Johannesburg, or most commonly known to locals as Jo’burg, features a dichotomy of culture. In a way, it is like a microcosm of South Africa’s identity as a nation. This is what makes travel to Johannesburg very enticing for foreign tourists. It has a rich history that is still very much alive today, but the modern growth and development makes it suitable to accommodate tourists from all over the world. Its hosting stint for the 2010 World Cup is just a glimpse of what South Africa is capable to deliver as far as tourism is concerned.
When you travel to Johannesburg (or anywhere in South Africa, for that matter), one of the most noticeable aspects about the locals is their friendliness. Most of the locals are easy to approach to and friendly. They can provide you with help for directions or recommendations for things to see or do. And the recent improvements in the city’s transportation infrastructure has made it convenient for tourists to go from point A to point B.
As the largest city in South Africa with nearly 10 million residents, it is also the economic hub of the country. However, one of the most striking features of the city’s economy is that wealth is not evenly distributed. When you travel to Johannbsburg and its various districts, you will quickly notice varying living conditions wherein some live affluent lifestyle while others live below the poverty line. This high contrast in the rich to poor ratio within the population has resulted in a lot of crimes; in fact, Johannesburg is considered as one of the most dangerous cities in the world in terms of the number of crimes. But don’t let it fret you – as long as you observe proper safety protocols as a tourist, you should not be a target for any of these crime offenders.
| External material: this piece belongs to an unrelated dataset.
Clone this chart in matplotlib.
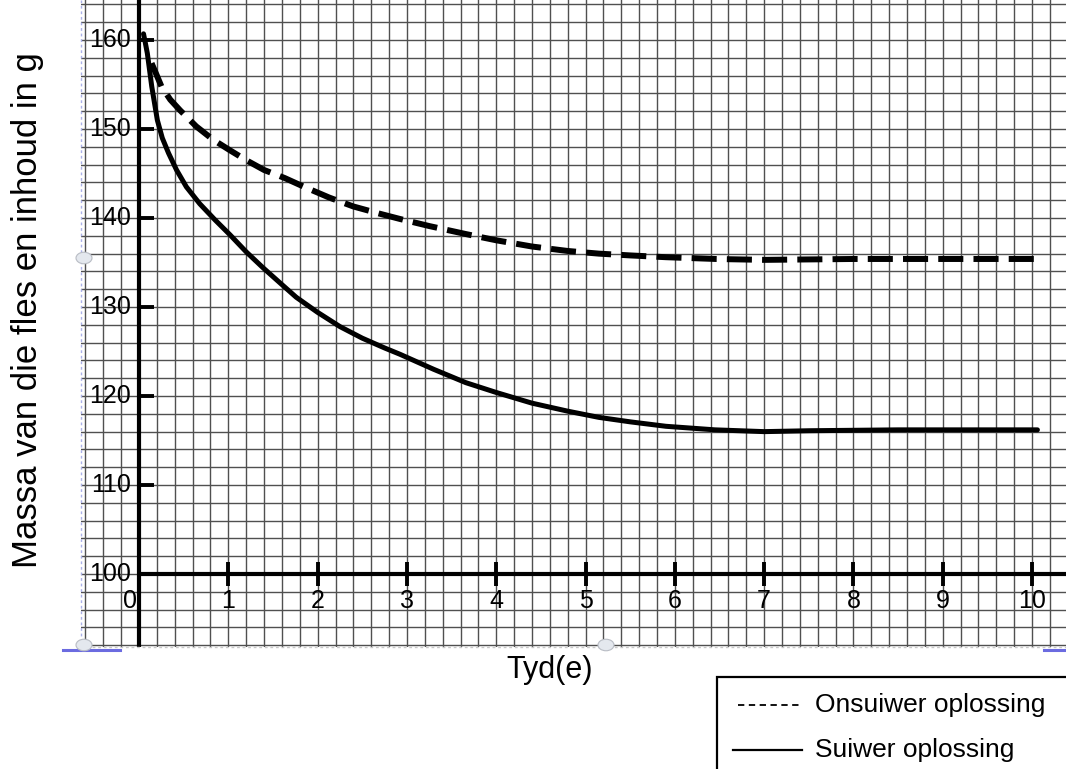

One of the most distinctive features within the city of Johannesburg, which might also be true to any developing country, is the vibrancy of street entrepreneurship. There are several vendors along the streets such that you can do business off the street. From food, to sports items, to phone accessories – you will find a vendor off of the street!
In terms of weather, you should have no worries when you travel to Johannesburg. Its temperature is regarded as excellent. The average temperature in the summer fluctuate within the 30-degree Celsius range. Meanwhile, occasional thunderstorms batter the city during the winter months of December to February. Even though temperatures drop during winter, it does not snow in Johannesburg.
Must-Visit in Johannesburg
Make your travel to Johannesburg complete by visiting any or all of these attractions:
Cradle of Humankind
In 1999, UNESCO declared the Cradle of Humankind in Johannesburg as a World Heritage Site as the site is recognized as where humankind has originated. Hence, it is a must-visit for tourists who travel to Johannesburg. The landscape on the site is dotted with limestone caves that holds a rich record of human fossils dating from the ancient times. Indeed, several studies and research have been conducted by archaeological experts on the site to study the origin of humankind.
Johannesburg Botanical Garden
This green space in the middle of Johannesburg is definitely one of the attractions you should visit. When you travel to Johannesburg, make a stop to this former rose garden that was expanded into one of the best showcases of living flora in the country. In addition to the rose garden, it now features an herb garden, floreum, nursery, dog walking section, picnic area and a restaurant.
This precinct has had quite a complex history that dates back to the late 1800s. Today, there are guided tours available and temporary exhibitions available for those who visit the site. This attraction represents the dark past of South Africa.
Gold Reef City
If you are looking for leisure fun when you travel to Johannesburg, this is the place to be. This theme and amusement park is located on a former gold mine. The theme park is unique in that it incorporates themes from the former gold mine into its rides and attractions.
Fast Facts on Johannesburg
• Johannesburg is the second largest city in Africa; only Cairo in Egypt is bigger.
• The Tambo Airport in Johannesburg is the busiest airport in the continent serving over 28 million passengers per year.
• Despite being considered as one of the global cities in the world, Johanesburg is only 120 years old making it one of the youngest metropolitan cities in the world.
• Johannesburg serves as South Africa’s financial hub.
• Even though Johannesburg has the reputation as one of the most dangerous cities in the world, they do have an extensive CCTV system in every major street corner.
• The ‘City of Gold’ is one of the nicknames for Johannesburg for its history as a gold mining town.
• As of 2011 census, there are close to 10 million people living in Johannesburg.
• Unlike other parts of Africa, the water in Johannesburg is safe to drink directly from the tap. You can therefore drink water from the tap without worry when you travel to Johannesburg. In fact, it is rated as one of the highest quality water in the world.
• If you plan to travel to Johannesburg, book your trip from May to August. This will help you avoid the rainstorms during summer.